# Flip-flop suicide trunk



## BLACKaPENO (Feb 7, 2003)

help i just thaught of making my trunk a suicide flip flop trunk. how do i do that i wanna do it myself but how i have a 1991 sentra by the way help!!!!!!!!!!!!!!

:banana: :banana: :banana:


----------



## samo (Apr 30, 2002)

Please search - this has been covered many times. Also, please refrain from posting the dancing banana in the Cosmetic section.

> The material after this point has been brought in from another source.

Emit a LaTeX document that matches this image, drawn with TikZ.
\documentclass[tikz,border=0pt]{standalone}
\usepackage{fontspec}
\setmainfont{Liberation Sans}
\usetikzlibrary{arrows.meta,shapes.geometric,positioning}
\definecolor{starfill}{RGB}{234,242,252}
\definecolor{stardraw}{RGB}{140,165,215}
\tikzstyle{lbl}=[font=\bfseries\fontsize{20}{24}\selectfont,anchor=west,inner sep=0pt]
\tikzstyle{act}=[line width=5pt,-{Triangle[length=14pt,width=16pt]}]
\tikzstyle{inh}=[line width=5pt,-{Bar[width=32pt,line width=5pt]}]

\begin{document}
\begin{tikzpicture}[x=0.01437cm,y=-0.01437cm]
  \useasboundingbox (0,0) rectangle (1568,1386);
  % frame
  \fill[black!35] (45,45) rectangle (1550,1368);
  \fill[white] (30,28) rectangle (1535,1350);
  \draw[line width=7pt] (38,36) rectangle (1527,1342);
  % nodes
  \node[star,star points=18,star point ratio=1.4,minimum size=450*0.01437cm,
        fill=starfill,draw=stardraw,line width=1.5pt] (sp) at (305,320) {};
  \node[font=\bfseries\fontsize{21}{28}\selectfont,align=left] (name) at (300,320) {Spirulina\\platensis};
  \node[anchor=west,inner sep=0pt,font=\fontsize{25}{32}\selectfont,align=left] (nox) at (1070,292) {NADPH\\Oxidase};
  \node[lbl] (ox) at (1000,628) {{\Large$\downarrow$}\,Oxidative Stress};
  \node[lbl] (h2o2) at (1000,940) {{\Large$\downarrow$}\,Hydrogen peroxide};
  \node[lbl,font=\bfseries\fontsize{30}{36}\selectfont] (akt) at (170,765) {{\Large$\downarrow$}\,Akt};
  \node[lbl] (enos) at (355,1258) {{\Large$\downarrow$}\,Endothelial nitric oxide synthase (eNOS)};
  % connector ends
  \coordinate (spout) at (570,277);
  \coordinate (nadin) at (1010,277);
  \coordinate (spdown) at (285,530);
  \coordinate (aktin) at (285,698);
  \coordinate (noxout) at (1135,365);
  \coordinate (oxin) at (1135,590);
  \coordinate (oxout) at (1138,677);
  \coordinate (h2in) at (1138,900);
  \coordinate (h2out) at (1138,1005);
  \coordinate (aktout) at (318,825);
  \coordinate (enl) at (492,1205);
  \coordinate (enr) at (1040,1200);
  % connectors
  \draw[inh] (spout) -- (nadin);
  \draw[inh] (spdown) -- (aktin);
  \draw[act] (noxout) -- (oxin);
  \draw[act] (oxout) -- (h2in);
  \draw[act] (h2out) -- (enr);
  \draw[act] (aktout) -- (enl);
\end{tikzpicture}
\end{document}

Thanks, and welcome to the boards.


----------



## Token Moron (Mar 28, 2003)

samo said:


> * Also, please refrain from posting the dancing banana in the Cosmetic section. *




ya, if u go to search button, and type flip flop trunk, u will find the instructions, there are also ppl selling the instructions on ebay, but u can learn it for free


----------



## BLACKaPENO (Feb 7, 2003)

ok cool ima try it tomorrow. oh and sorry about the bananas i thaught it was a cosmetic mod 4 a minute


yay


----------



## rios (Jun 10, 2002)

BLACKaPENO said:


> *ok cool ima try it tomorrow. oh and sorry about the bananas i thaught it was a cosmetic mod 4 a minute
> 
> 
> yay *


if u can somehow manage to get the dancing bananas on your suicide flip flop trunk, that would be post worthy for the banana


----------



## Slayer2003 (Jun 4, 2003)

.........fiberglass and a 6 inch lcd ......but then you'd have to have a computer in there somewhere, and a a/c converter, oh an now you jave to control the computer with a wireless keyboard n mouse, should throw in a dvd at the same time so you can watch movies..........hm, for that you'd need a really small computer....

(coughshamlessplugcough) 
http://liquiddesigns.batcave.net/Stuff/My Shit/Linux/mini2.jpg


----------



## BLACKaPENO (Feb 7, 2003)

dont worry about the computer i can build computers for days hmm there should be a nissan project car with a computer in it ill build the computer.................. but yep i did the trunk and a mesh grill thanks 4 all your help


----------



## Token Moron (Mar 28, 2003)

Slayer2003 said:


> *.........fiberglass and a 6 inch lcd ......but then you'd have to have a computer in there somewhere, and a a/c converter, oh an now you jave to control the computer with a wireless keyboard n mouse, should throw in a dvd at the same time so you can watch movies..........hm, for that you'd need a really small computer....
> 
> (coughshamlessplugcough)
> http://liquiddesigns.batcave.net/Stuff/My Shit/Linux/mini2.jpg *


that site doesnt allow hotlinking apparently


----------